Com o avolumar das dúvidas sobre a solução para a dívida pública grega e a aparentemente polémica decisão da Moody’s em descer o “rating” da dívida portuguesa, a Europa continua a concentrar as atenções de praticamente todos os que acompanham a evolução da crise global.
Acidentalmente, ou não, tudo parece conjugar-se para transmitir a ideia que é na velha Europa que se centra o olho do furacão duma crise que continua sem encontrar quem a enfrente de forma consistente e organizada.
Enquanto os EUA discutem o aumento do nível de endividamento da União que possibilite a continuação dos programas de injecção de liquidez (os chamados “quantitative easing”, uma prática que se traduz num claro mecanismo de monetarização da dívida[1]), cujos possíveis efeitos inflacionários parecem não assustar a direcção do FED, no oposto temos uma UE cujo banco central (o BCE) se recusa a aceitar semelhante prática mesmo na ausência de tensões inflacionistas[2]; o dogmatismo de Jean-Claude Trichet (presidente do BCE) e dos seus pares (Vítor Constâncio incluído) tem constituído um dos principais entraves à construção duma solução para o imbróglio financeiro que vive boa parte dos países periféricos daquela UE.
Nem mesmo quando se começou a revelar à evidência o completo fracasso da solução desenhada para a Grécia (intervenção do BCE e do FMI com 110 mil milhões de euros para o reequilíbrio das contas públicas helénicas), quando se persistiu no mesmo modelo de intervenção na Irlanda e em Portugal, como se o problema do endividamento se resolvesse mediante o recurso a novo e maior endividamento e sem admitir (nem nos mais loucos dos sonhos) que o problema fundamental radica na estrutura da própria união monetária e na forma como o sistema financeiro mundial lucra com o endividamento público.

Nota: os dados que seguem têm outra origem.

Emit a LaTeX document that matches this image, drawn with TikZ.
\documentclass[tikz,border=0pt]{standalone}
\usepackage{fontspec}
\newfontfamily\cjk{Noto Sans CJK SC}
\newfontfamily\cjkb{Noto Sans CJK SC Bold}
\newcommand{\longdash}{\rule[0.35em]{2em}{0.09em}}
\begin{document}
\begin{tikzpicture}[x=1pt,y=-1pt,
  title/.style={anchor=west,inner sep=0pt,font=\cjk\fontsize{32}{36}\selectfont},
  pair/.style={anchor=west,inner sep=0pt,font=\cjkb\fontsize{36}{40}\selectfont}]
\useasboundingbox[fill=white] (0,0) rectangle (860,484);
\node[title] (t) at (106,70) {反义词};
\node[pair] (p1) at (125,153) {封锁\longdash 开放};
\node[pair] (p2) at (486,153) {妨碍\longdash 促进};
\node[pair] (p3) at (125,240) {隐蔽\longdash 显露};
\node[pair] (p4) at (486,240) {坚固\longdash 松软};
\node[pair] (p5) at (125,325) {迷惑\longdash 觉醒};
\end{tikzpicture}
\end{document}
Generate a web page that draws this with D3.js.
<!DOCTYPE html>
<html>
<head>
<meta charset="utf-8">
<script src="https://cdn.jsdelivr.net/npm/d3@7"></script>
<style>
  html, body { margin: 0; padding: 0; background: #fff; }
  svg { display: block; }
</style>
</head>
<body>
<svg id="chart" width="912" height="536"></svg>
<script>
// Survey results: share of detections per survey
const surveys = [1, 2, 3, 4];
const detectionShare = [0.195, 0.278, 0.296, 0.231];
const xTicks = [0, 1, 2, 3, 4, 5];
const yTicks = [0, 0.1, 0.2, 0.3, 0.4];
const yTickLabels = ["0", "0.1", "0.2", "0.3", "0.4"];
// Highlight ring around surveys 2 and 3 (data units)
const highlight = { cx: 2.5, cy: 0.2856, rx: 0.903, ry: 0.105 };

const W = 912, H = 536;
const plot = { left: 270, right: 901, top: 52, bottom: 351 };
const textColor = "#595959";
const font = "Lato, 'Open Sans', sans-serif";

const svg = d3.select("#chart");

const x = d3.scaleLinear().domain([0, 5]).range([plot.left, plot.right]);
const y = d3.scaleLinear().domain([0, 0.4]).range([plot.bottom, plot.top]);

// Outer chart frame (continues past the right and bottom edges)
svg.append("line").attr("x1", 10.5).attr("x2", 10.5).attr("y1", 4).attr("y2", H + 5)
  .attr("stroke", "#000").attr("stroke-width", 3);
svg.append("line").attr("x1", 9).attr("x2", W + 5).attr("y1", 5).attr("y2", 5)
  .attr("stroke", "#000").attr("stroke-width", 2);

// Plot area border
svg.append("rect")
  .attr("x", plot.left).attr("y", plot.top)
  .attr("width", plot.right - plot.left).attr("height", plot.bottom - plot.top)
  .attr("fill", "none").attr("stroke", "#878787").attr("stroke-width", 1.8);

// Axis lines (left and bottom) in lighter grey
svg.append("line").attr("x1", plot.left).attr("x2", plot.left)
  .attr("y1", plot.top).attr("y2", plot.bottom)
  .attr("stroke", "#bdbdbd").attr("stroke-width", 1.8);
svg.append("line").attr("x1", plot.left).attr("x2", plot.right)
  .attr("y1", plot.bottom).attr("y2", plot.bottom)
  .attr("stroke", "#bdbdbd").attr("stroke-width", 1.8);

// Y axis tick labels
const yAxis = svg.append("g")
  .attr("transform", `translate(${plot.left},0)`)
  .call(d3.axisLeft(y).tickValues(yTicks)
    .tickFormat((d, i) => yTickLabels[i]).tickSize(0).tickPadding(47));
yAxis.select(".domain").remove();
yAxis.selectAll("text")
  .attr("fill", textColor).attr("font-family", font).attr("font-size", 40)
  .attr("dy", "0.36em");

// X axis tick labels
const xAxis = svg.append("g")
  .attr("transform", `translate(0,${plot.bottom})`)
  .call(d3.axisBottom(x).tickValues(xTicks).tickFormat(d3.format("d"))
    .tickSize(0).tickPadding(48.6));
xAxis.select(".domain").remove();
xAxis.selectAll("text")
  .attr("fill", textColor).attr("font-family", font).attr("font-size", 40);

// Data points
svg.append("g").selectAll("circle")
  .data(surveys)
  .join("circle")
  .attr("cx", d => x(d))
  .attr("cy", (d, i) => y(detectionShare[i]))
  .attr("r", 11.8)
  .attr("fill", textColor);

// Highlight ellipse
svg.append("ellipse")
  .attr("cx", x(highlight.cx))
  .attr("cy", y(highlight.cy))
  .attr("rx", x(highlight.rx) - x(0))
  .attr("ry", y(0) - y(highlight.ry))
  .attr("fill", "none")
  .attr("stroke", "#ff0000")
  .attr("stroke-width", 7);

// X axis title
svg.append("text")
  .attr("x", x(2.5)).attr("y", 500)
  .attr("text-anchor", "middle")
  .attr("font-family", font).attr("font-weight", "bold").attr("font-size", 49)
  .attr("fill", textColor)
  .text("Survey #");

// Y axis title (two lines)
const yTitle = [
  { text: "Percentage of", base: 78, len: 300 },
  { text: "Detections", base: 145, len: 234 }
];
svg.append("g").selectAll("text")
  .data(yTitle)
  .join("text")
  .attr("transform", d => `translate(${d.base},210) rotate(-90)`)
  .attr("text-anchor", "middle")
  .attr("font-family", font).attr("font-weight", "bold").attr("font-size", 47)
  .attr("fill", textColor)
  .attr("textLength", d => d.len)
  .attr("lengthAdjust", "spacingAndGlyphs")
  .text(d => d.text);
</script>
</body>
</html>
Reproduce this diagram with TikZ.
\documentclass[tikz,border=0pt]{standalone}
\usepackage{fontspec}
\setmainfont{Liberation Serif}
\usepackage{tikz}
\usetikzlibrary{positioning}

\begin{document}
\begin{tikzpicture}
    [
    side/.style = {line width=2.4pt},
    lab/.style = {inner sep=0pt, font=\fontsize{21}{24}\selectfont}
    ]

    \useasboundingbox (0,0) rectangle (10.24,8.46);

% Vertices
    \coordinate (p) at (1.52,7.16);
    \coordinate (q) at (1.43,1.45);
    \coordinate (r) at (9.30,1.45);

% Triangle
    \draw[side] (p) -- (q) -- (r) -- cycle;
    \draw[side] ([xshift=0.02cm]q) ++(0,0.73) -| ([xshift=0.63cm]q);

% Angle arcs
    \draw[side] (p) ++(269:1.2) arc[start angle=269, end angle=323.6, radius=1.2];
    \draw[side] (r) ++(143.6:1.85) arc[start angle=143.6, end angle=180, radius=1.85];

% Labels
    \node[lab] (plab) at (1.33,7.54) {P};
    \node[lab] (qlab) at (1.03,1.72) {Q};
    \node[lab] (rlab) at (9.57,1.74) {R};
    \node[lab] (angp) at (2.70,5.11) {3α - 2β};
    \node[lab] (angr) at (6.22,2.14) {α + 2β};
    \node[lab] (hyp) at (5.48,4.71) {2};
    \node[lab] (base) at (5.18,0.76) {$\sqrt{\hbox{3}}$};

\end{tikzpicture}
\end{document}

Algumas têm sido as vozes que ultimamente se vão ouvindo a propósito da necessidade de repensar este mecanismo, mesmo se na sua maioria ninguém equaciona a indispensabilidade de fazer regressar à esfera pública a função de criação da moeda, enquanto alguns jornais vão noticiando fenómenos como o do «Medo de contágio drena dinheiro da zona euro», que constituem simples reflexos da incapacidade política das lideranças europeias em introduzirem mecanismos de controlo dos movimentos financeiros e uma radical extinção dos “off-shores”. Sem isso, ideias como a de «Um New Deal para a Europa» por melhor estruturadas e fundamentadas que o sejam nunca lograrão qualquer êxito, pois as condições em que Roosevelt aplicou nos EUA aquele programa de recuperação económica (ao tempo o governo da União ainda controlava a emissão de moeda) eram bem diversas das que actualmente imperam.

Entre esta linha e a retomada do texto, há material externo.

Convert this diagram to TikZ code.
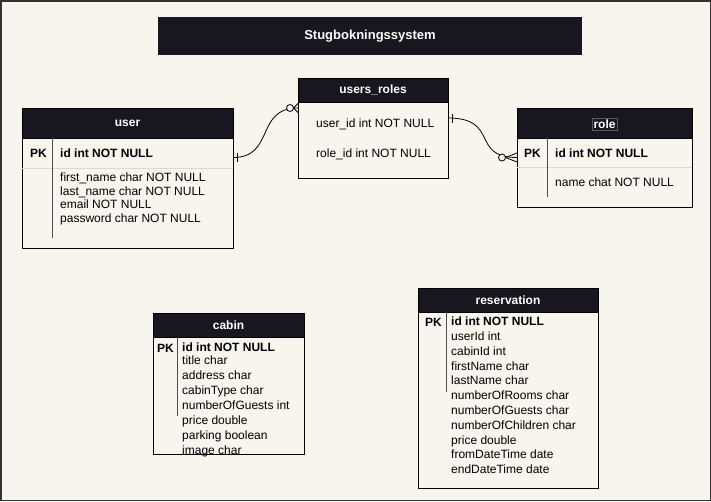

Enquanto os países periféricos do Euro (também designados por PIIGS[3]) não encontrarem no seu interior e nas suas lideranças a força que os leve a concertar uma estratégia de oposição às políticas monetaristas e neoliberais que, preconizando os reequilíbrios orçamentais a qualquer preço e em detrimento do crescimento económico, tão bem têm servido os interesses dos países da Europa do Norte (como também são conhecidos os países mais ricos da UE) e do sistema financeiro mundial, a situação continuará a agravar-se e acabará por revelar as fragilidades da estratégia franco-alemã. Isso mesmo tornar-se-á evidente logo que a pressão dos “mercados” chegue à dívida espanhola e então veremos se Sarkozy e Merkel conseguirão evitar o soçobrar das suas próprias economias ou se tudo se terá perdido na absurda estratégia de complacência com as agências de “rating” e com os “hedge funds”, em prejuízo dos quase 500 milhões de cidadãos europeus.
[1] Expressão usada para definir a criação de moeda pelo banco central para comprar os títulos da dívida que os governos precisam de emitir para financiar as suas intervenções na economia ou para fazer face aos seus gastos.
[2] Facto que não tem impedido do BCE de continuar novo ciclo de subida das taxas, conforme o atesta a notícia desta semana do PUBLICO.
[3] Recordo que o acrónimo resulta das iniciais dos países europeus que integram a também designada Europa do Sul: Portugal, Irlanda, Itália, Grécia e Espanha.